I had nothing. Couldn’t think of a thing. I felt like this was my first day in the class and I’d never read any of the books. All I could think of was the sensation of the methane kids jamming up at the top of the hill, getting ready to rocket through my pipes again, screaming all the way, drawing attention to my bloated shame. I think I drew pictures on the pages for a while. Pictures of hot air balloons and cannons going off. I wanted to bury my head in my desk, just slam my face right through the top. It would have felt good.
The teacher finally looked up at me, she being only a few feet away, and said, “Are you okay?”

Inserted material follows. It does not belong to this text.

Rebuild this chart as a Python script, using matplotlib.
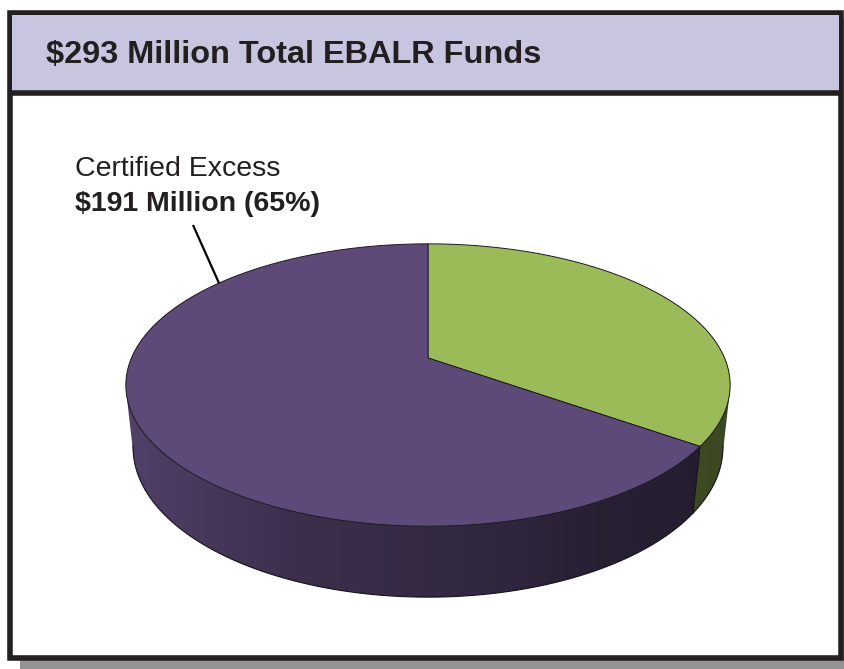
import numpy as np
import matplotlib
matplotlib.use("Agg")
import matplotlib.pyplot as plt
from matplotlib.patches import Polygon, Rectangle
from matplotlib import font_manager
from matplotlib.colors import to_rgb

# ---------------- data ----------------
title = "$293 Million Total EBALR Funds"
categories = ["Remaining", "Certified Excess"]
values = [102, 191]                      # $ millions
top_colors = ["#9BBB59", "#5E4A79"]
label_line1 = "Certified Excess"
label_line2 = "$191 Million (65%)"

# ---------------- fonts ----------------
avail = {f.name for f in font_manager.fontManager.ttflist}
font = "Liberation Sans" if "Liberation Sans" in avail else "DejaVu Sans"

W, H = 844, 669
fig = plt.figure(figsize=(W / 100, H / 100), dpi=100)
ax = fig.add_axes([0, 0, 1, 1])

ink = "#231F20"

# ---------------- frame ----------------
ax.add_patch(Rectangle((20, 19), 840, 660, facecolor="#939393", edgecolor="none", zorder=0))
ax.add_patch(Rectangle((10, 12.5), 830.5, 645, facecolor="white", edgecolor=ink,
                       linewidth=4.0, zorder=1))
ax.add_patch(Rectangle((12, 14.5), 826.5, 77.5, facecolor="#C8C5E1", edgecolor="none", zorder=2))
ax.plot([10, 840.5], [92.5, 92.5], color=ink, linewidth=4.0, zorder=3, solid_capstyle="butt")

t = ax.text(46, 62.5, title, fontsize=23, fontweight="bold", family=font, color=ink,
            ha="left", va="baseline", parse_math=False, zorder=4)
ax.set_xlim(0, W)
ax.set_ylim(H, 0)
fig.canvas.draw()
r = fig.canvas.get_renderer()
wpx = t.get_window_extent(r).width
t.set_fontsize(23 * 496.0 / wpx)

# ---------------- 3D pie ----------------
cx, cy = 428.0, 358.0
S = 1376.0
elev = np.deg2rad(27.3)
dist = 4.64
depth_h = 0.239
se, ce = np.sin(elev), np.cos(elev)


def proj(x, y, z):
    d = y * ce - z * se + dist
    return cx + S * x / d, cy - S * (y * se + z * ce) / d


def convex_hull(points):
    pts = sorted(set(map(tuple, np.round(points, 4))))
    if len(pts) <= 2:
        return np.array(pts)

    def cross(o, a, b):
        return (a[0] - o[0]) * (b[1] - o[1]) - (a[1] - o[1]) * (b[0] - o[0])

    lower, upper = [], []
    for p in pts:
        while len(lower) >= 2 and cross(lower[-2], lower[-1], p) <= 0:
            lower.pop()
        lower.append(p)
    for p in reversed(pts):
        while len(upper) >= 2 and cross(upper[-2], upper[-1], p) <= 0:
            upper.pop()
        upper.append(p)
    return np.array(lower[:-1] + upper[:-1])


vals = np.array(values, dtype=float)
fr = vals / vals.sum()
start = 90.0
bounds = start - 360.0 * np.concatenate([[0], np.cumsum(fr)])

# side shading: horizontal gradient across the screen
shade_x = np.array([126, 300, 450, 600, 735])
shade_f = np.array([0.86, 0.63, 0.55, 0.43, 0.38])
gx = np.linspace(115, 745, 400)
gf = np.interp(gx, shade_x, shade_f)

for i in range(len(vals)):
    th = np.deg2rad(np.linspace(bounds[i], bounds[i + 1], 1500))
    th = th[np.sin(th) <= 0.3]
    if len(th) < 2:
        continue
    tx, ty = proj(np.cos(th), np.sin(th), 0)
    bx, by = proj(np.cos(th), np.sin(th), -depth_h)
    hull = convex_hull(np.column_stack([np.concatenate([tx, bx]), np.concatenate([ty, by])]))
    clip = Polygon(hull, closed=True, transform=ax.transData)
    base = np.array(to_rgb(top_colors[i]))
    img = np.clip(gf[None, :, None] * base[None, None, :], 0, 1)
    im = ax.imshow(img, extent=[gx[0], gx[-1], 615, 300], aspect="auto",
                   interpolation="bilinear", zorder=5)
    im.set_clip_path(clip)

# bottom outline of the visible side
tb = np.deg2rad(np.linspace(190, 350, 300))
bx, by = proj(np.cos(tb), np.sin(tb), -depth_h)
ax.plot(bx, by, color="#15121A", linewidth=0.8, zorder=6)

# vertical edge on the side at slice boundaries in front
for bdeg in bounds[:-1]:
    a = np.deg2rad(bdeg)
    if np.sin(a) < -0.24:
        x0, y0 = proj(np.cos(a), np.sin(a), 0)
        x1, y1 = proj(np.cos(a), np.sin(a), -depth_h)
        ax.plot([x0, x1], [y0, y1], color="#15121A", linewidth=0.7, zorder=6)

# top faces
for i in range(len(vals)):
    th = np.deg2rad(np.linspace(bounds[i], bounds[i + 1], 400))
    px, py = proj(np.cos(th), np.sin(th), 0)
    pts = np.column_stack([np.concatenate([[cx], px]), np.concatenate([[cy], py])])
    ax.add_patch(Polygon(pts, closed=True, facecolor=top_colors[i], edgecolor="#1E1A22",
                         linewidth=0.7, zorder=7))

# ---------------- label ----------------
ax.text(75, 176, label_line1, fontsize=20.5, family=font, color=ink,
        ha="left", va="baseline", parse_math=False, zorder=8)
ax.text(75, 211, label_line2, fontsize=20.5, family=font, fontweight="bold",
        color=ink, ha="left", va="baseline", parse_math=False, zorder=8)
anc = np.deg2rad(142)
ex, ey = proj(np.cos(anc), np.sin(anc), 0)
ax.plot([193, ex], [225, ey], color="black", linewidth=1.6, zorder=8,
        solid_capstyle="butt")

ax.set_xlim(0, W)
ax.set_ylim(H, 0)
ax.axis("off")
fig.savefig("out.png", dpi=100)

Well, that brought some snickers from across the room. Two douchebags in slacker cloth and piercings just couldn’t hold it in. So they snickered. And not the candy bar kind. The laughter kind. The kind that turns two laughing douchebags into four. And then eight, and so on.
Ho ho, hah hah, Shadesbreath has gas and is probably going to die.
I got an A-minus on that test. The only A-minus I’d ever gotten. An F-ing A-minus. Did you know that if you drop the “mi” from A-minus you just have A-nus. There’s a shocking coincidence don’t you think?
So anyway, I guess my point is, never, ever, no matter how healthy you think you want to be, or no matter how much you love caramel, NEVER eat two Fiber One Bars unless you want to die… of shame.
If I were a caldera, I would have blown myself up just to take out those two douchebags.
Needless to say, I did not die. I wanted to, but I did not. I did wish, as I slipped into bed that night, for some sort of restitution from my wife, the one who tried to kill me with those oaty bars. I’m not proud of it, but I confess to having nodded off to sleep with visions of the gastronomic blast that would send her flying across the room to crash into the doors of the cabinets opposite her side of the bed, flung there violently by the mighty release of the pressure she had caused. I could imagine her sort of slumpy, lying in the heap of wrecked wood and shattered glass, shaking the splinters from her hair and blinking a sleepy, “What the F---?” at me. To which I could mumble, “I feel much healthier. Thanks for thinking of me today," between snores. That would teach her.
However, if you do happen to be in the market for a fiber bar, I can tell you with absolute and total authority that Fiber One Bars work famously. Have one.